Source code of charts:
============
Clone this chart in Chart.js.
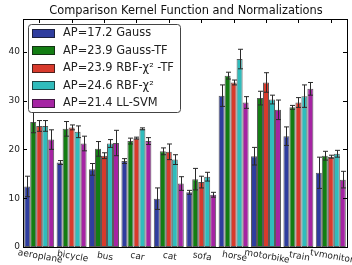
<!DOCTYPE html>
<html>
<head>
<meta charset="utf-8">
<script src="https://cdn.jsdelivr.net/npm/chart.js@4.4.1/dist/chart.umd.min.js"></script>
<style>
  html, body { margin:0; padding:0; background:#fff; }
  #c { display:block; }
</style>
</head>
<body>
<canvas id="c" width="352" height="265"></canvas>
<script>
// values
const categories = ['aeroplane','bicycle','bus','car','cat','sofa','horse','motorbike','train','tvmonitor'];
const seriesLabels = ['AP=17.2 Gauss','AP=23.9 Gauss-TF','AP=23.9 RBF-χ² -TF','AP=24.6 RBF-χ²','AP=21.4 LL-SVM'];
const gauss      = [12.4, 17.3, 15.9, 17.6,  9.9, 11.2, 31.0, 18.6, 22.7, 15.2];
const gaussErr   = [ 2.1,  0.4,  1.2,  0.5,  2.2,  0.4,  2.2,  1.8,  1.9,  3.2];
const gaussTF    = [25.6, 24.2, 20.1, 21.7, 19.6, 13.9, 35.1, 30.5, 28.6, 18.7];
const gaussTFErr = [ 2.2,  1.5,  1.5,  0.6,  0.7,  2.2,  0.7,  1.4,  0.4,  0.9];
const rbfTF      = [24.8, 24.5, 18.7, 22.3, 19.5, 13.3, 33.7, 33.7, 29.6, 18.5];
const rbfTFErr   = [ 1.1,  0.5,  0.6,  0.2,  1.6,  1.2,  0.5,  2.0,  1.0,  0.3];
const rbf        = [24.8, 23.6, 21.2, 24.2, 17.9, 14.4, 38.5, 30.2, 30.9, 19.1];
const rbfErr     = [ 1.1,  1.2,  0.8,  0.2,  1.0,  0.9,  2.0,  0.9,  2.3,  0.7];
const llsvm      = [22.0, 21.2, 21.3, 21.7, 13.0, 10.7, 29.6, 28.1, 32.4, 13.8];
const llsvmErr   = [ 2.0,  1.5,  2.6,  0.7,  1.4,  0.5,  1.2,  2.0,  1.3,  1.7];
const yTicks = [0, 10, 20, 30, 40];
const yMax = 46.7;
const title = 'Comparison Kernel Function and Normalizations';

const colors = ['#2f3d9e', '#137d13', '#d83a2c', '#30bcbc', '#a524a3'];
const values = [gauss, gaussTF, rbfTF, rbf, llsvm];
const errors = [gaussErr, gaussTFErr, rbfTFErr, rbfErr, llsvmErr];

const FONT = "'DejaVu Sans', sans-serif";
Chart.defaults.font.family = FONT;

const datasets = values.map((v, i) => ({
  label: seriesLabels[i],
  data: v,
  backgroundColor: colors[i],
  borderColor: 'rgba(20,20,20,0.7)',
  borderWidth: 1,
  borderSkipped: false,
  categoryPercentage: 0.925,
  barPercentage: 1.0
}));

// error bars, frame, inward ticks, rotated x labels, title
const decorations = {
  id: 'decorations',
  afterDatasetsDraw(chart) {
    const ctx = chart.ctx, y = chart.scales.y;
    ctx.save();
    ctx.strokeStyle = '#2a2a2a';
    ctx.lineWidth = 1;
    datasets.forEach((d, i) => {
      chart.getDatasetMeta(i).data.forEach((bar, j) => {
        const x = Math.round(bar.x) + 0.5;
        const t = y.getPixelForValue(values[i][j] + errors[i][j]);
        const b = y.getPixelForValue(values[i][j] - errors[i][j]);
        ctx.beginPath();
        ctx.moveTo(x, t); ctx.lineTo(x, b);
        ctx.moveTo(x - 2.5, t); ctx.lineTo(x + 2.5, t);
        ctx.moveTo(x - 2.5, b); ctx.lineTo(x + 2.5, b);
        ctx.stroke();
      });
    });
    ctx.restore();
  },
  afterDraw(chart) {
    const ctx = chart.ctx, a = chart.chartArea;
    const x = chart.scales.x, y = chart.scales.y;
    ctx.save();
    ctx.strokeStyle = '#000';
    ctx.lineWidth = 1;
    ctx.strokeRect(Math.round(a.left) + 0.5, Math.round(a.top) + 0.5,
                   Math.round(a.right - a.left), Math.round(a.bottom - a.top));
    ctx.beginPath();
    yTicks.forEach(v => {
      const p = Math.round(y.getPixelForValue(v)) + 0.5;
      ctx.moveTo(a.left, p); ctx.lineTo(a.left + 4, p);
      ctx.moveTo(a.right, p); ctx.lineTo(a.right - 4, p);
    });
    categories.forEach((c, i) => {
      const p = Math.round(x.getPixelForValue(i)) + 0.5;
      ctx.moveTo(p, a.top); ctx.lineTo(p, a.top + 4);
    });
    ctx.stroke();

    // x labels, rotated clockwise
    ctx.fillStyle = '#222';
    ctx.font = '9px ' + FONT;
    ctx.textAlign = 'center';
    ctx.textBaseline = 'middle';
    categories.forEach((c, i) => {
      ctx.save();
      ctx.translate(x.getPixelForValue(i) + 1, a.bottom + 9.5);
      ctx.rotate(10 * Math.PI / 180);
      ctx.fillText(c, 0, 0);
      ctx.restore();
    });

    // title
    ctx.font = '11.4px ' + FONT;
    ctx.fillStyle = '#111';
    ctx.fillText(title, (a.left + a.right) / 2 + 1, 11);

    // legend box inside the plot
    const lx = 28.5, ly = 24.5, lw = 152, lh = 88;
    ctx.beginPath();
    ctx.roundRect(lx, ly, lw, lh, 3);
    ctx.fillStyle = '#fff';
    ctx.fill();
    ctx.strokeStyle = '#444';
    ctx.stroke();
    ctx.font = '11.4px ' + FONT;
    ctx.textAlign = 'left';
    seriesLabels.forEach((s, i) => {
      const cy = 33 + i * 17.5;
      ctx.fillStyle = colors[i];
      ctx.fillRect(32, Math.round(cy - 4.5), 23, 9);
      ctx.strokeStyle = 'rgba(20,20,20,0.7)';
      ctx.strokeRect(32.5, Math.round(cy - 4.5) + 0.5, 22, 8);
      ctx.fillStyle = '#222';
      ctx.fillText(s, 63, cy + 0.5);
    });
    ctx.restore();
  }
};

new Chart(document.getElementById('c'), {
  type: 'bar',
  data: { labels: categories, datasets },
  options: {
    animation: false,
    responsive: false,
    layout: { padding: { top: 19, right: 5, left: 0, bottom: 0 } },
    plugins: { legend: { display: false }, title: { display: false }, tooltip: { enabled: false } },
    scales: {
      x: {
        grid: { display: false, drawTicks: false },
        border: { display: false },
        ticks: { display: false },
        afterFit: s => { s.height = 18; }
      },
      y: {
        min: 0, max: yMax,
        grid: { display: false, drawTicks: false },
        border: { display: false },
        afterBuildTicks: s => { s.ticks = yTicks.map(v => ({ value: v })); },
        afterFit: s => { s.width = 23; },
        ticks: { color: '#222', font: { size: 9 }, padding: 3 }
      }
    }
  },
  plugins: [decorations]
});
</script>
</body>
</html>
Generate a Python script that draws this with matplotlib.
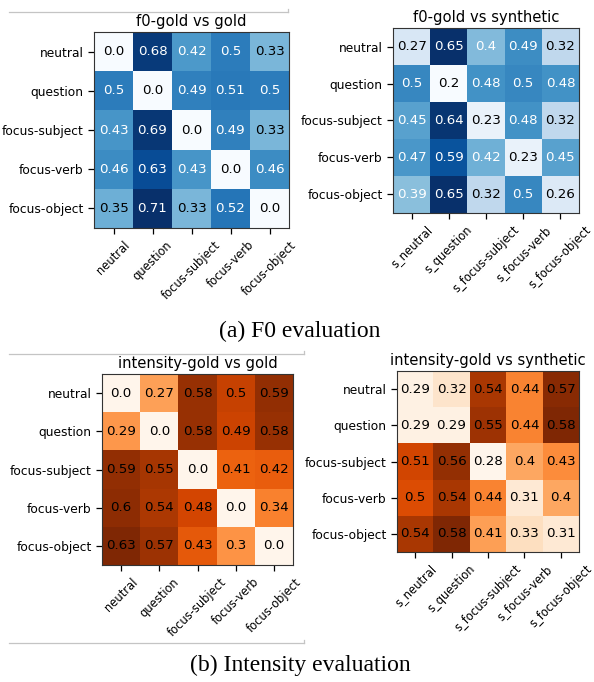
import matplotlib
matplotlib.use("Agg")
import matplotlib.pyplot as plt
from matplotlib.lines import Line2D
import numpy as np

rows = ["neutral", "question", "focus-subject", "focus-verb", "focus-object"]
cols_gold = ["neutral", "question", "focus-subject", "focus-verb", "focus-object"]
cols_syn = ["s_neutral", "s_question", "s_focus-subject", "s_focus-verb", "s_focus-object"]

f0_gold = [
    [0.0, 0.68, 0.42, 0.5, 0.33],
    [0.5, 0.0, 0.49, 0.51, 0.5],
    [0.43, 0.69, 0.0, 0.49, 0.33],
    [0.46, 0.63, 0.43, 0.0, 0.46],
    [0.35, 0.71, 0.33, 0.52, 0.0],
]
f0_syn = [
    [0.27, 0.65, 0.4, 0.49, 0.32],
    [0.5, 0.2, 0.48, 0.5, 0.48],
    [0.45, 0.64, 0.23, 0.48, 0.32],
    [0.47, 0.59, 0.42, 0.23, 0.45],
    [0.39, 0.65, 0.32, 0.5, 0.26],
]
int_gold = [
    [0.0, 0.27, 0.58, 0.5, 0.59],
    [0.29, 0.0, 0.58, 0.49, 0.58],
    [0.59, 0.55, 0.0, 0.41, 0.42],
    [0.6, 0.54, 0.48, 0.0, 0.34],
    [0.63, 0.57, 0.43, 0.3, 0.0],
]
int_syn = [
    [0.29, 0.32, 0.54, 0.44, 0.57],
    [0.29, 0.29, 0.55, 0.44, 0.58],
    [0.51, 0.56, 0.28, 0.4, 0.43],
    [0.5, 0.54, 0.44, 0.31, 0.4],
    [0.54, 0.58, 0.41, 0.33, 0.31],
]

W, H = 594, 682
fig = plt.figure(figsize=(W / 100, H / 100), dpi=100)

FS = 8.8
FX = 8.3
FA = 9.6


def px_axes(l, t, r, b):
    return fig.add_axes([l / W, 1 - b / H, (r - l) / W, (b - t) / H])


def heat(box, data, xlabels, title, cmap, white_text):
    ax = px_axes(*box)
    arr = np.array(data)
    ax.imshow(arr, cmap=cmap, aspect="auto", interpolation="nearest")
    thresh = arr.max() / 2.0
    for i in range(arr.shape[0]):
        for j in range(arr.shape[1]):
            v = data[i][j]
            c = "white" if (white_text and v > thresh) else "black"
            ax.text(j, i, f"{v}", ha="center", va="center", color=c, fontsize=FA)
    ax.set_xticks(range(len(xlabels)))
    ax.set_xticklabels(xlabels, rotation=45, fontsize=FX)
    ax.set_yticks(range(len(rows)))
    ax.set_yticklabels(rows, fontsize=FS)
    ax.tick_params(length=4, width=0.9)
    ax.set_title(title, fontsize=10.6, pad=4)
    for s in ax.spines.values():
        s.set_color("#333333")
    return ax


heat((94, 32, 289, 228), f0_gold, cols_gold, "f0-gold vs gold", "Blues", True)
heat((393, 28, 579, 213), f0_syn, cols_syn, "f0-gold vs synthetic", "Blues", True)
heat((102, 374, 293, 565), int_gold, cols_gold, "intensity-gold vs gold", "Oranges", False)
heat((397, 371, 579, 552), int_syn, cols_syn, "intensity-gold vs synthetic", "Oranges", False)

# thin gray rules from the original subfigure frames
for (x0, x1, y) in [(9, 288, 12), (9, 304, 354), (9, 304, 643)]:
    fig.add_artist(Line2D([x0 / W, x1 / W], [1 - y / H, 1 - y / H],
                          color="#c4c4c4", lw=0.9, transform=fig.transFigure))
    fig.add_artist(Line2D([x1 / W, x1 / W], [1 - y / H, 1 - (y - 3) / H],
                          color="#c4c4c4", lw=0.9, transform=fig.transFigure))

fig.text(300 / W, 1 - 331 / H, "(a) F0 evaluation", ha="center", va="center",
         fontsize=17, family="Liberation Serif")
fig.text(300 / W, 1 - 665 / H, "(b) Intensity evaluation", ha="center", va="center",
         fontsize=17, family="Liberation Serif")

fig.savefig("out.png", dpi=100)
============
Set problem: Please extract exactly the lines of the data, from the first through the line containing "const title = 'Comparison", and add no pictures to the copy.

Correct output:
Clone this chart in Chart.js.
<!DOCTYPE html>
<html>
<head>
<meta charset="utf-8">
<script src="https://cdn.jsdelivr.net/npm/chart.js@4.4.1/dist/chart.umd.min.js"></script>
<style>
  html, body { margin:0; padding:0; background:#fff; }
  #c { display:block; }
</style>
</head>
<body>
<canvas id="c" width="352" height="265"></canvas>
<script>
// values
const categories = ['aeroplane','bicycle','bus','car','cat','sofa','horse','motorbike','train','tvmonitor'];
const seriesLabels = ['AP=17.2 Gauss','AP=23.9 Gauss-TF','AP=23.9 RBF-χ² -TF','AP=24.6 RBF-χ²','AP=21.4 LL-SVM'];
const gauss      = [12.4, 17.3, 15.9, 17.6,  9.9, 11.2, 31.0, 18.6, 22.7, 15.2];
const gaussErr   = [ 2.1,  0.4,  1.2,  0.5,  2.2,  0.4,  2.2,  1.8,  1.9,  3.2];
const gaussTF    = [25.6, 24.2, 20.1, 21.7, 19.6, 13.9, 35.1, 30.5, 28.6, 18.7];
const gaussTFErr = [ 2.2,  1.5,  1.5,  0.6,  0.7,  2.2,  0.7,  1.4,  0.4,  0.9];
const rbfTF      = [24.8, 24.5, 18.7, 22.3, 19.5, 13.3, 33.7, 33.7, 29.6, 18.5];
const rbfTFErr   = [ 1.1,  0.5,  0.6,  0.2,  1.6,  1.2,  0.5,  2.0,  1.0,  0.3];
const rbf        = [24.8, 23.6, 21.2, 24.2, 17.9, 14.4, 38.5, 30.2, 30.9, 19.1];
const rbfErr     = [ 1.1,  1.2,  0.8,  0.2,  1.0,  0.9,  2.0,  0.9,  2.3,  0.7];
const llsvm      = [22.0, 21.2, 21.3, 21.7, 13.0, 10.7, 29.6, 28.1, 32.4, 13.8];
const llsvmErr   = [ 2.0,  1.5,  2.6,  0.7,  1.4,  0.5,  1.2,  2.0,  1.3,  1.7];
const yTicks = [0, 10, 20, 30, 40];
const yMax = 46.7;
const title = 'Comparison Kernel Function and Normalizations';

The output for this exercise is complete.